Exercise data:

————

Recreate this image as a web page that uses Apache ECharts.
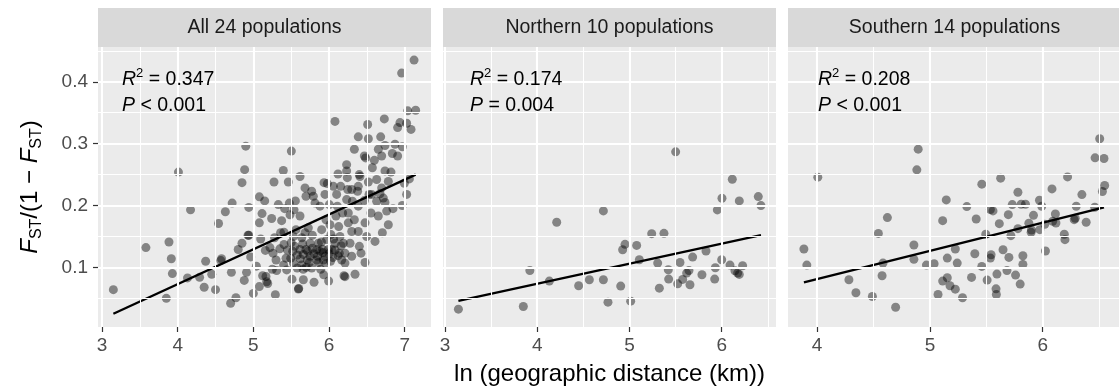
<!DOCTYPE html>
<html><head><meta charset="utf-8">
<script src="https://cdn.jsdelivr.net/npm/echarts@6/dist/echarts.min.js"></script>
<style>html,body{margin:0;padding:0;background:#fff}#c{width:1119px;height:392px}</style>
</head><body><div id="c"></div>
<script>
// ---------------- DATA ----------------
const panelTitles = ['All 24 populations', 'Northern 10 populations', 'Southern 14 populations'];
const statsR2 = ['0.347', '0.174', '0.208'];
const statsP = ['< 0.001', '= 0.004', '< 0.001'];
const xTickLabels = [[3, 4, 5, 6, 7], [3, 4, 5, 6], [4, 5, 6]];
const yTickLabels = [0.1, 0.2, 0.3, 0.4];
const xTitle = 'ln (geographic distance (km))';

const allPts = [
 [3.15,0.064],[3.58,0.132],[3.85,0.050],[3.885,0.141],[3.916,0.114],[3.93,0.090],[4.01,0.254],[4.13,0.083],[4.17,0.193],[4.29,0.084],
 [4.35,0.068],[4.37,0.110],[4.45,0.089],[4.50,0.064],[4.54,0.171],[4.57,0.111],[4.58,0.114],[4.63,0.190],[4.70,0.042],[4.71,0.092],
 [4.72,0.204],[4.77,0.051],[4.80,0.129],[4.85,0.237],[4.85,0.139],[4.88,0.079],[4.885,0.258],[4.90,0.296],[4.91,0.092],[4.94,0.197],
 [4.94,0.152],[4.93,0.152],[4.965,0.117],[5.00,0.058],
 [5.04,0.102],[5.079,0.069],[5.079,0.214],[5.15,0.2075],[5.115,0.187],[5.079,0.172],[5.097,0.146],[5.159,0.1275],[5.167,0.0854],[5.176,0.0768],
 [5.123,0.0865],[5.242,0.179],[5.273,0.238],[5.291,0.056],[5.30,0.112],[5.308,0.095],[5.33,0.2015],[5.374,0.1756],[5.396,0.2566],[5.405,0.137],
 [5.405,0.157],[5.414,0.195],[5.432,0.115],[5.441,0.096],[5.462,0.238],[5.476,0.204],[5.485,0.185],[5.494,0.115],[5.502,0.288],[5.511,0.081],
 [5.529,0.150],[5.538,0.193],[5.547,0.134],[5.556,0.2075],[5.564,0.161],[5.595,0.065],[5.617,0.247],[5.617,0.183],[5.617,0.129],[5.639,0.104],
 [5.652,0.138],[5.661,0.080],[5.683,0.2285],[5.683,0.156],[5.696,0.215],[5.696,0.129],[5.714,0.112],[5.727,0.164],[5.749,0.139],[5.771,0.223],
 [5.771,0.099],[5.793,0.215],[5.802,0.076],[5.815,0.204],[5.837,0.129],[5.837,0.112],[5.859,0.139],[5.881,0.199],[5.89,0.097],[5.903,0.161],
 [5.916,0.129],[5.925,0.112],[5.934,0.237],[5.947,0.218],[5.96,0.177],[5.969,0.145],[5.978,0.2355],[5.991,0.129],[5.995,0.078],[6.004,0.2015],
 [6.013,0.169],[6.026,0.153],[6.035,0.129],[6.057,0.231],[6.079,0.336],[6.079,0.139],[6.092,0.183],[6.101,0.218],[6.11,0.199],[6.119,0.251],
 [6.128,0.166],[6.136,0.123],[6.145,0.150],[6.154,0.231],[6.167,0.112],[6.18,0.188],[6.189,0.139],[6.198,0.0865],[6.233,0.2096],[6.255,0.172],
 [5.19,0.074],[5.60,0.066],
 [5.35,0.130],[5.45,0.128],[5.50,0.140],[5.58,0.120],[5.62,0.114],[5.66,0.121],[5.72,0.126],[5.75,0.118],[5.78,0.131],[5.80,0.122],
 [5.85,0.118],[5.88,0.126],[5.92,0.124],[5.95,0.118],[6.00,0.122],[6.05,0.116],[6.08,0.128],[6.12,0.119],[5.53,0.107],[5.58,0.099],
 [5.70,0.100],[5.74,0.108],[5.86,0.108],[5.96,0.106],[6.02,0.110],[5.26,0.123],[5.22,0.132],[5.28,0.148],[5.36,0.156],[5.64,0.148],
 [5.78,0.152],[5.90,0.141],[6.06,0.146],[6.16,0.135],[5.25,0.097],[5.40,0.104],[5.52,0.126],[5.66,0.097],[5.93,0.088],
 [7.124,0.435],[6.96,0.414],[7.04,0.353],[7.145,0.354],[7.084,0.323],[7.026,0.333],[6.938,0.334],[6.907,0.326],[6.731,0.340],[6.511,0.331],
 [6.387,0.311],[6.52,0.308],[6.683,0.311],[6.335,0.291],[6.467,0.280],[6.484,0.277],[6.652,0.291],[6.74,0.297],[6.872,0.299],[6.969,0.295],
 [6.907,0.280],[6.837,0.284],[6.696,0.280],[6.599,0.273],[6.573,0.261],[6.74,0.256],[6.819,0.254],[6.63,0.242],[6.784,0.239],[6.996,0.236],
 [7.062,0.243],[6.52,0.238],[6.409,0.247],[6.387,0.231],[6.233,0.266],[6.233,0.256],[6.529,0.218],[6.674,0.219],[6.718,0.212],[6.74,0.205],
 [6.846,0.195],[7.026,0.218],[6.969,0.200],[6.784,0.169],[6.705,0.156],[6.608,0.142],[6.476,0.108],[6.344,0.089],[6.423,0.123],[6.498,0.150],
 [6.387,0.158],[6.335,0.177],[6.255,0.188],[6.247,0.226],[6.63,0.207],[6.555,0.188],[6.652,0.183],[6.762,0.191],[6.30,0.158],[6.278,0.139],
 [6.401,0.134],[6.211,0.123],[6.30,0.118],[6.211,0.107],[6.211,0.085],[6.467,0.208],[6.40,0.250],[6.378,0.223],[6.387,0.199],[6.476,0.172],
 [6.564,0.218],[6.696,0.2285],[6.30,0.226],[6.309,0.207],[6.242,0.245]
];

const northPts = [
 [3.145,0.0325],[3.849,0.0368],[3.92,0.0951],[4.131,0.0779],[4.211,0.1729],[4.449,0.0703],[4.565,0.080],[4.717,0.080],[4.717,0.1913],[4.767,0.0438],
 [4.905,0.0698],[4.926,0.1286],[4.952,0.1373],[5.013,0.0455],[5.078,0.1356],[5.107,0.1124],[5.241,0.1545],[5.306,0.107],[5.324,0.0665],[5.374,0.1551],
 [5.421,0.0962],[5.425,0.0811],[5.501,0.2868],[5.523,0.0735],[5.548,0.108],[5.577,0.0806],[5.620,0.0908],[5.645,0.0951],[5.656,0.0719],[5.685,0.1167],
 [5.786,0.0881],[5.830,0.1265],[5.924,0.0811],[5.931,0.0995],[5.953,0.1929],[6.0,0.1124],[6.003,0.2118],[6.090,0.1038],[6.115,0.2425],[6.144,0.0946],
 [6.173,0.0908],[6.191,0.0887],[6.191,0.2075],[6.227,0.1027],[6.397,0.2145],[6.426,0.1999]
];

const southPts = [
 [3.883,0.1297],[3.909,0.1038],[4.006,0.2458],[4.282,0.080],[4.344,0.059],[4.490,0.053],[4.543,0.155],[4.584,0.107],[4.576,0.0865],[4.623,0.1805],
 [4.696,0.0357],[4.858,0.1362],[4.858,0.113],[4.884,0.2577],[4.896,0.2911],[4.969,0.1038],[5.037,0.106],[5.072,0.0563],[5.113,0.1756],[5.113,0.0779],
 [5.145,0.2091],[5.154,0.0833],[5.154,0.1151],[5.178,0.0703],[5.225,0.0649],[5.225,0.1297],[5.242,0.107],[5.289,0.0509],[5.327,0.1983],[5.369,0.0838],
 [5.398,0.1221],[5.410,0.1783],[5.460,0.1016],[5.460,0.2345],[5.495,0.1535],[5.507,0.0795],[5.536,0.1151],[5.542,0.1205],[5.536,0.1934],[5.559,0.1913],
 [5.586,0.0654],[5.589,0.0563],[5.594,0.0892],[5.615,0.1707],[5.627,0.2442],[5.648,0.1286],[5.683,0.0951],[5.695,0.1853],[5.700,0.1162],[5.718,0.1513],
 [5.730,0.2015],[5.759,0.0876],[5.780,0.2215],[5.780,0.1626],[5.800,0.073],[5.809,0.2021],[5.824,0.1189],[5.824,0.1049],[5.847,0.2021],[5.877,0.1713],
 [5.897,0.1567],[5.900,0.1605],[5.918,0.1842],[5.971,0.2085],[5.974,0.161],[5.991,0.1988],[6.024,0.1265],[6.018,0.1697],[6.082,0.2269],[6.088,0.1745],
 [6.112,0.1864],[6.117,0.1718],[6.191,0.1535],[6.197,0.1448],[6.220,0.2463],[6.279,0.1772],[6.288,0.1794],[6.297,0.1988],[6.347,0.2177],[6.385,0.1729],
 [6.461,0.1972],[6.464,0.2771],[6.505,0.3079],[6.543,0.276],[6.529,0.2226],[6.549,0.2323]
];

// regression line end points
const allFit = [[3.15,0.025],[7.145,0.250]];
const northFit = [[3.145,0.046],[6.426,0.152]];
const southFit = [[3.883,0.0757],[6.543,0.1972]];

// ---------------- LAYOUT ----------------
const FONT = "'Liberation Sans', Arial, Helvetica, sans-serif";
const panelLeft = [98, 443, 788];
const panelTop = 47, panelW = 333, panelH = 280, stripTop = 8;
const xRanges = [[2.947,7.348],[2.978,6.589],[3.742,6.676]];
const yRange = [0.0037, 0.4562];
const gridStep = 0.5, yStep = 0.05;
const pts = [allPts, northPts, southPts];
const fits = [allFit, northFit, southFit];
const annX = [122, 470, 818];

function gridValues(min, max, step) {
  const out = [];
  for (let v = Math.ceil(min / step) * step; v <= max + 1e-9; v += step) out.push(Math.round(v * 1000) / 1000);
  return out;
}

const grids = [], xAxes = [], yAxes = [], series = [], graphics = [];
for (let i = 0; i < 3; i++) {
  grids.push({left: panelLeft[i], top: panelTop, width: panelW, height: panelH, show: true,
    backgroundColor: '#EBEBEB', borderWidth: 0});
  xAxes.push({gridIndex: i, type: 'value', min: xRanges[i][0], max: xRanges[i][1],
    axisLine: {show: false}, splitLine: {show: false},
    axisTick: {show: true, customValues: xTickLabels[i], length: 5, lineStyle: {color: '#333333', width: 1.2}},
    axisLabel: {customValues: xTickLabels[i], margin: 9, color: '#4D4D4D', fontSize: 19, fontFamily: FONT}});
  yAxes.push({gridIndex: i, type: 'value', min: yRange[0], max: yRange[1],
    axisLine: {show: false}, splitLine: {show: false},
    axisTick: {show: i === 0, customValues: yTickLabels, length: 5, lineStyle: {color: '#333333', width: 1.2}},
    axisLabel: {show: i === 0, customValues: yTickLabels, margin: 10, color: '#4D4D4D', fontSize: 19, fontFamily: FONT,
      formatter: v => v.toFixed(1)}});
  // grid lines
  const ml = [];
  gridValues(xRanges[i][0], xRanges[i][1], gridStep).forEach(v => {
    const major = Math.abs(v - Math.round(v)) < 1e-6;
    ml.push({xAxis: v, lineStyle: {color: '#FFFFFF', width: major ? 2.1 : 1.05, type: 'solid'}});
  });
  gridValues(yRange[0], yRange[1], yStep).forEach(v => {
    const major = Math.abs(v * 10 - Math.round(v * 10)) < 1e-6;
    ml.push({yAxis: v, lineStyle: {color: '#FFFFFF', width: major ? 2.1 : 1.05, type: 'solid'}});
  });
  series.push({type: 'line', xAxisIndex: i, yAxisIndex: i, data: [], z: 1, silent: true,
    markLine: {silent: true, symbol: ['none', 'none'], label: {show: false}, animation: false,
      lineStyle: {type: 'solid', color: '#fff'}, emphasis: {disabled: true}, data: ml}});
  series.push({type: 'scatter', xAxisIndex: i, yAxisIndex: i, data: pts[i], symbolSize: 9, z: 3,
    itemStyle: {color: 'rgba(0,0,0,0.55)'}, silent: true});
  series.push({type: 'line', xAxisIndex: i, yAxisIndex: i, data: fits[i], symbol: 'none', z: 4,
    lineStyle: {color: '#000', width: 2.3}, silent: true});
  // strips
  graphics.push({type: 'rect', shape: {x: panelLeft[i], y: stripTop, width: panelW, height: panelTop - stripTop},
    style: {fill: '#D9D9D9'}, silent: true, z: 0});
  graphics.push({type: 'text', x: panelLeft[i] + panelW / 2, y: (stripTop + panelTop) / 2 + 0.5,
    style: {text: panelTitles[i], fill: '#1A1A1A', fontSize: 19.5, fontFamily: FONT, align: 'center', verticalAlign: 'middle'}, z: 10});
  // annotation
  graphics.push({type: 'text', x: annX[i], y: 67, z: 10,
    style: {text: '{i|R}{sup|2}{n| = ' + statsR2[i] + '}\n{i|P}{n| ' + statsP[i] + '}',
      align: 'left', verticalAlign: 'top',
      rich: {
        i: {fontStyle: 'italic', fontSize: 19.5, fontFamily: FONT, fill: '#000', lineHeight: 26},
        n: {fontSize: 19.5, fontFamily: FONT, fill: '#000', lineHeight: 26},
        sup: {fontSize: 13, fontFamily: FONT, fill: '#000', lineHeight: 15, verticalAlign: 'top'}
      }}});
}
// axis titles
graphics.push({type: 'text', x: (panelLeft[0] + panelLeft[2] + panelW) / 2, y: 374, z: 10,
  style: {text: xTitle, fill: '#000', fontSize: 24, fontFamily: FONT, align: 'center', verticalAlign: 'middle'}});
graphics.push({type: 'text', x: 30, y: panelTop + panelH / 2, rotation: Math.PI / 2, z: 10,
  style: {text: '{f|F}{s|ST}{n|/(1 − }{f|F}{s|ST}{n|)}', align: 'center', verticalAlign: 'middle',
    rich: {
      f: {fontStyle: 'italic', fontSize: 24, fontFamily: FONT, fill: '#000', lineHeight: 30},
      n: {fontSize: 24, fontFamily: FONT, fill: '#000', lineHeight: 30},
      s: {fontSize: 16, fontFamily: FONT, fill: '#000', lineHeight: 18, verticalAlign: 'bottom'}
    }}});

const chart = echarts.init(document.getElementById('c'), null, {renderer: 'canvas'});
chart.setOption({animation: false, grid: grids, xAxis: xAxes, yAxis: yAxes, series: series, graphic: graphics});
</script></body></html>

————

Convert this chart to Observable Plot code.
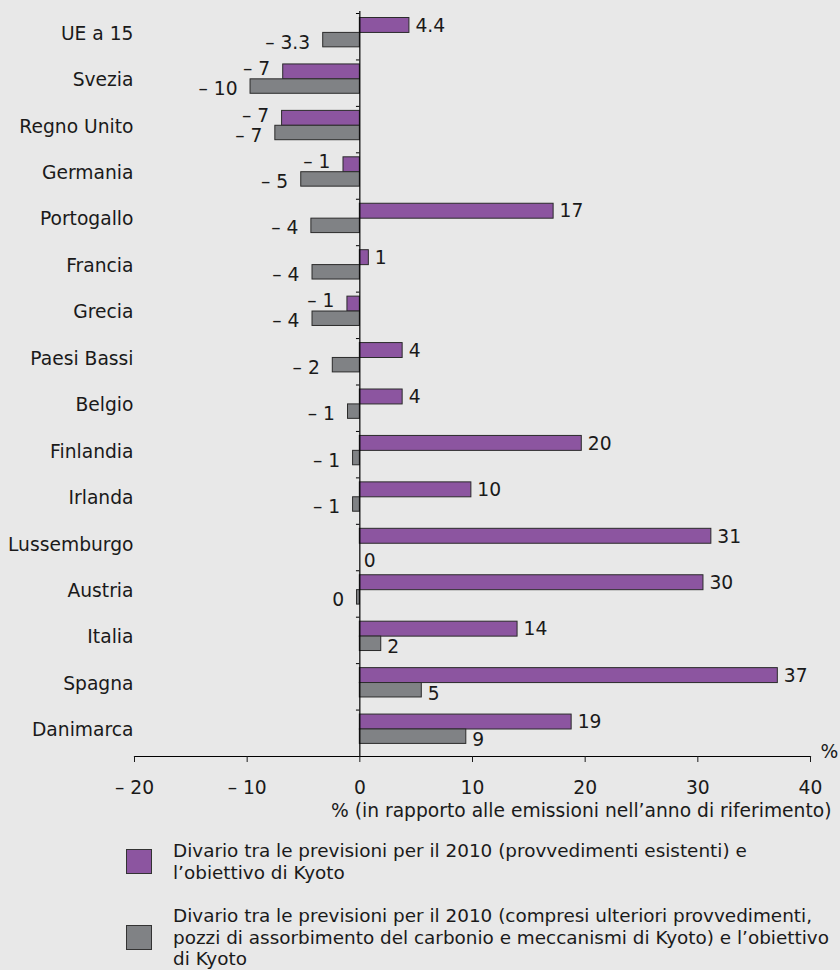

————

Exercise brief: In the listing above, find the line containing "Recreate this image" and the line containing "const xTitle = 'ln". Reproduce those lines and all between them exactly, with no pictures and nothing more.

Response to the exercise:
Recreate this image as a web page that uses Apache ECharts.
<!DOCTYPE html>
<html><head><meta charset="utf-8">
<script src="https://cdn.jsdelivr.net/npm/echarts@6/dist/echarts.min.js"></script>
<style>html,body{margin:0;padding:0;background:#fff}#c{width:1119px;height:392px}</style>
</head><body><div id="c"></div>
<script>
// ---------------- DATA ----------------
const panelTitles = ['All 24 populations', 'Northern 10 populations', 'Southern 14 populations'];
const statsR2 = ['0.347', '0.174', '0.208'];
const statsP = ['< 0.001', '= 0.004', '< 0.001'];
const xTickLabels = [[3, 4, 5, 6, 7], [3, 4, 5, 6], [4, 5, 6]];
const yTickLabels = [0.1, 0.2, 0.3, 0.4];
const xTitle = 'ln (geographic distance (km))';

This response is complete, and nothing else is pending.